How was the halachah eventually decided regarding mi’un? Maharshal (Yam shel Shlomo, ibid) offers a short description of the above event, which occurred in the previous generation, and relates that according to his knowledge, Sulka’s second marriage failed due to the annoyance of the leading Torah authorities. He holds that mi’un must no longer be performed and if enacted, the girl must not remarry without a get unless instructed otherwise by a beis din and even so, such a beis din should be thereafter discredited.

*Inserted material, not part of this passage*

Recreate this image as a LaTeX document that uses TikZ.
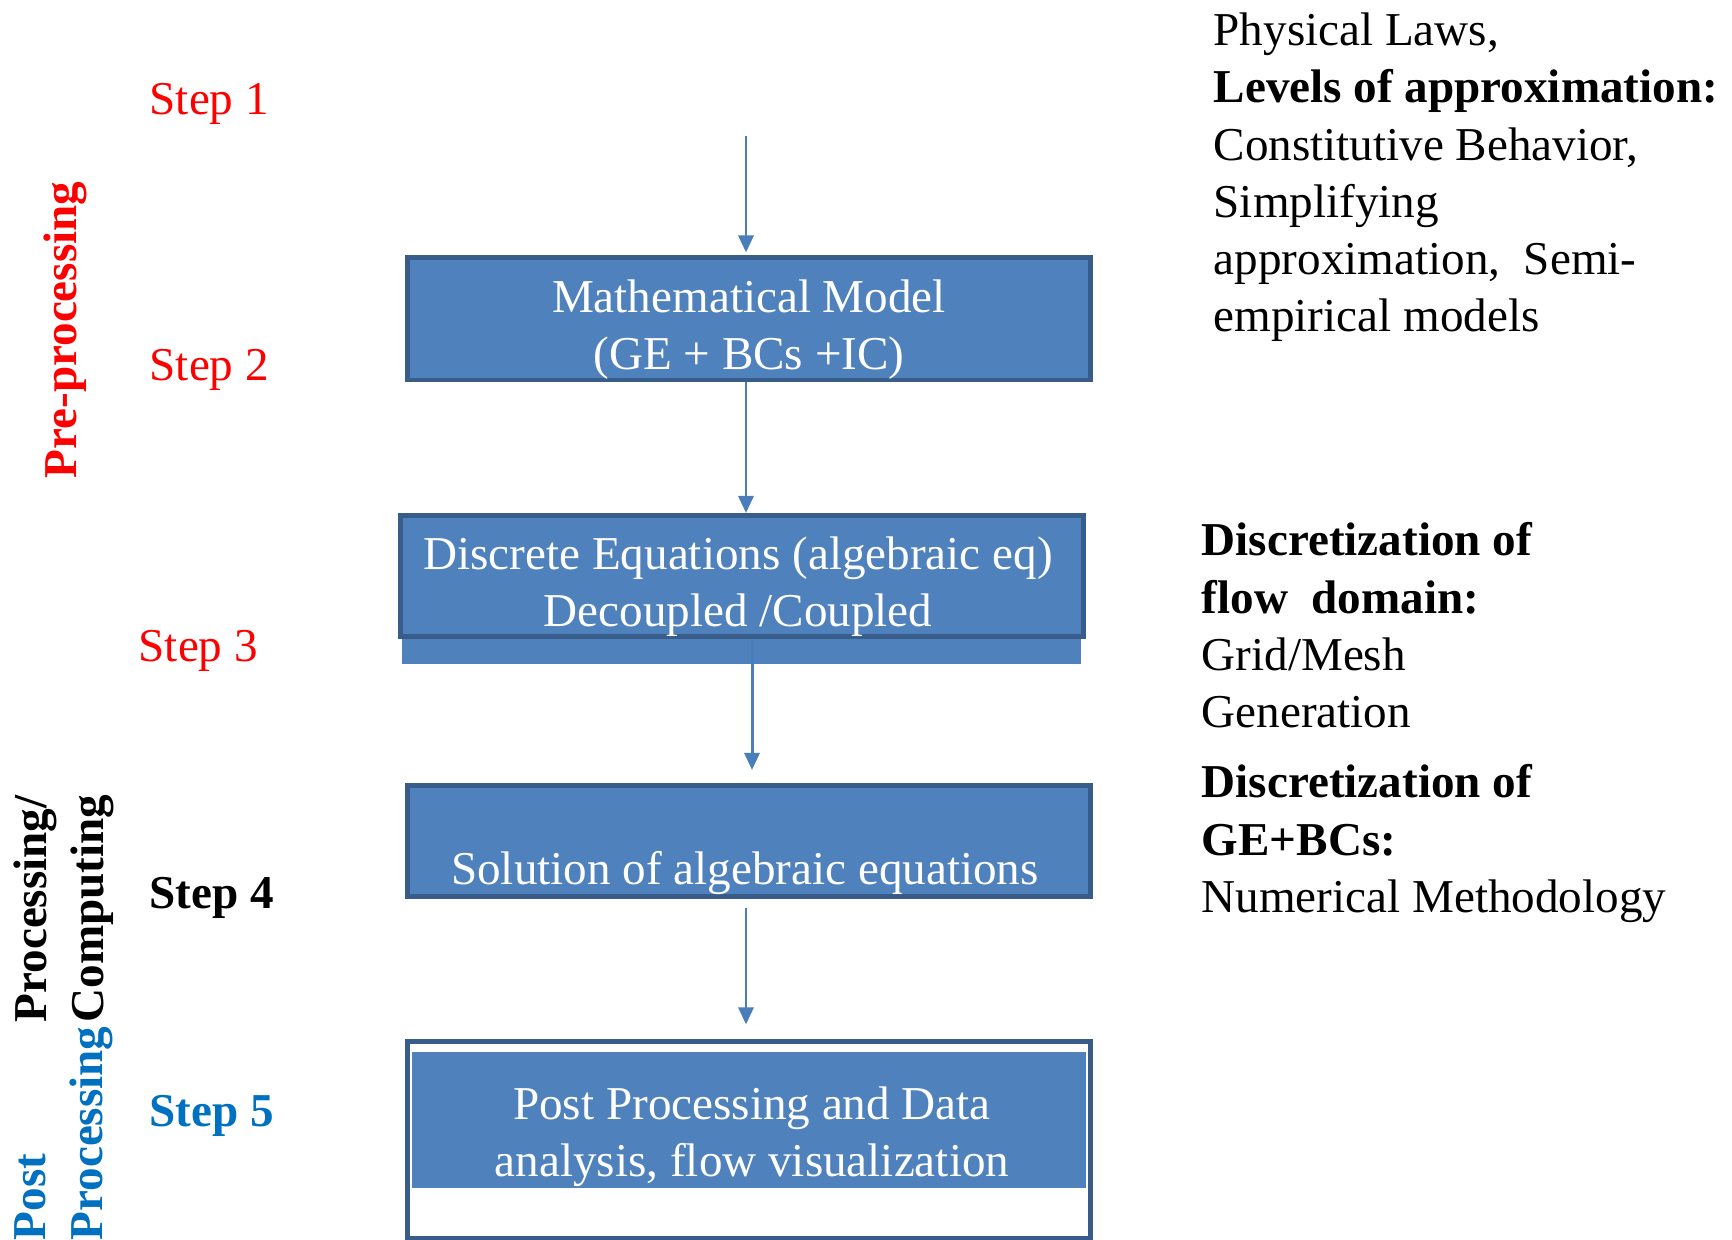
\documentclass[tikz,border=0pt]{standalone}
\usepackage{fontspec}
\setmainfont{Liberation Serif}
\usetikzlibrary{arrows.meta,positioning}
\definecolor{boxblue}{HTML}{4F81BD}
\definecolor{boxedge}{HTML}{385D8A}
\definecolor{flowblue}{HTML}{4A7EBB}
\definecolor{postblue}{HTML}{0070C0}
\definecolor{prered}{HTML}{FF0000}

\begin{document}
\begin{tikzpicture}[x=0.01cm,y=-0.01cm,font=\fontsize{13.4}{16.3}\selectfont,
    stage/.style={draw=boxedge,line width=1.4pt,fill=boxblue,minimum width=6.82cm,inner sep=0pt},
    stagetxt/.style={text=white,align=center,inner sep=0pt},
    steplbl/.style={anchor=west,inner sep=0pt},
    phase/.style={rotate=90,anchor=west,align=left,inner sep=0pt,font=\fontsize{13.4}{16.3}\selectfont\bfseries},
    note/.style={anchor=north west,align=left,inner sep=0pt},
    flow/.style={draw=flowblue,line width=0.85pt,-{Triangle[length=1.7mm,width=1.5mm]}}]
  \useasboundingbox (0,0) rectangle (1732,1240);

  % phases down the left margin
  \node[phase,text=prered] (pre) at (65,479) {Pre-processing};
  \node[phase] (proc) at (64,1023) {Processing/\\Computing};
  \node[phase,text=postblue] (post) at (64,1241) {Post\\Processing};

  % step numbers
  \node[steplbl,text=prered] (s1) at (149,104) {Step 1};
  \node[steplbl,text=prered] (s2) at (149,370) {Step 2};
  \node[steplbl,text=prered] (s3) at (138,651) {Step 3};
  \node[steplbl] (s4) at (149,898) {\textbf{Step 4}};
  \node[steplbl,text=postblue] (s5) at (149,1116) {\textbf{Step 5}};

  % the chain of stages
  \node[stage,minimum height=1.22cm] (mm) at (749,319) {};
  \node[stagetxt] (mmtxt) at (749,330) {Mathematical Model\\(GE + BCs +IC)};
  \fill[boxblue] (402,630) rectangle (1081,664);
  \node[stage,minimum height=1.21cm] (de) at (742,576) {};
  \node[stagetxt] (detxt) at (738,587) {Discrete Equations (algebraic eq)\\Decoupled /Coupled};
  \node[stage,minimum height=1.11cm] (sol) at (749,841) {};
  \node[stagetxt] (soltxt) at (745,873) {Solution of algebraic equations};
  \node[stage,fill=white,minimum height=1.96cm] (pp) at (749,1140) {};
  \fill[boxblue] (412,1052) rectangle (1086,1188);
  \node[stagetxt] (pptxt) at (752,1137) {Post Processing and Data\\analysis, flow visualization};

  \coordinate (src) at (746,136);
  \draw[flow,shorten >=0.3mm] (src) -- (src |- mm.north);
  \draw[flow] ([xshift=-0.3mm]mm.south) -- ([xshift=-0.3mm]mm.south |- de.north);
  \draw[flow,shorten >=1.3mm] ([xshift=1mm]de.south) -- ([xshift=1mm]de.south |- sol.north);
  \draw[flow,shorten <=0.9mm,shorten >=1.5mm] ([xshift=-0.3mm]sol.south) -- ([xshift=-0.3mm]sol.south |- pp.north);

  % notes on the right
  \node[note] (laws) at (1213,12) {Physical Laws,\\\textbf{Levels of approximation:}\\Constitutive Behavior,\\Simplifying\\approximation,\ \ Semi-\\empirical models};
  \node[note] (grid) at (1201,522) {\textbf{Discretization of}\\\textbf{flow\ \ domain:}\\Grid/Mesh\\Generation};
  \node[note] (numer) at (1201,764) {\textbf{Discretization of}\\\textbf{GE+BCs:}\\Numerical Methodology};
\end{tikzpicture}
\end{document}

There is no “custom” regarding a rare occurrence: On the other hand, the Remo was a student of the disciples of Rabbi Polak and devotes a brief discussion to mi’un at the end of the relevant chapter in Shulchan ‘Aruch (E.H. 155). In his opinion, mi’un may be practiced even now, “as performed by Rabbi Yaakov Polak z”l in his era.” Rabbi Shneiur Zalman of Liadi, author of Tanya, explains the Remo’s reason in the responsa at the end of his Shulchan ‘Aruch (§22, based on Rambam). We cannot, he asserts, speak of an established custom regarding instances which occur only rarely, especially where an attempted regulation commands us to refrain from performing a previously accepted procedure (see ibid). We cannot claim, then, that there was a “custom” to refrain from mi’un (see Pischei Teshuvah and ‘Aroch HaShulchan, ibid). The ‘Aroch HaShulchan has doubts about the Remo’s ruling and concludes “when I was young I heard that in the previous generation there had been a mi’un and that the leading Torah authorities objected vigorously but I don‟t know how the matter ended; in our era we have never heard of any mi’un at all.”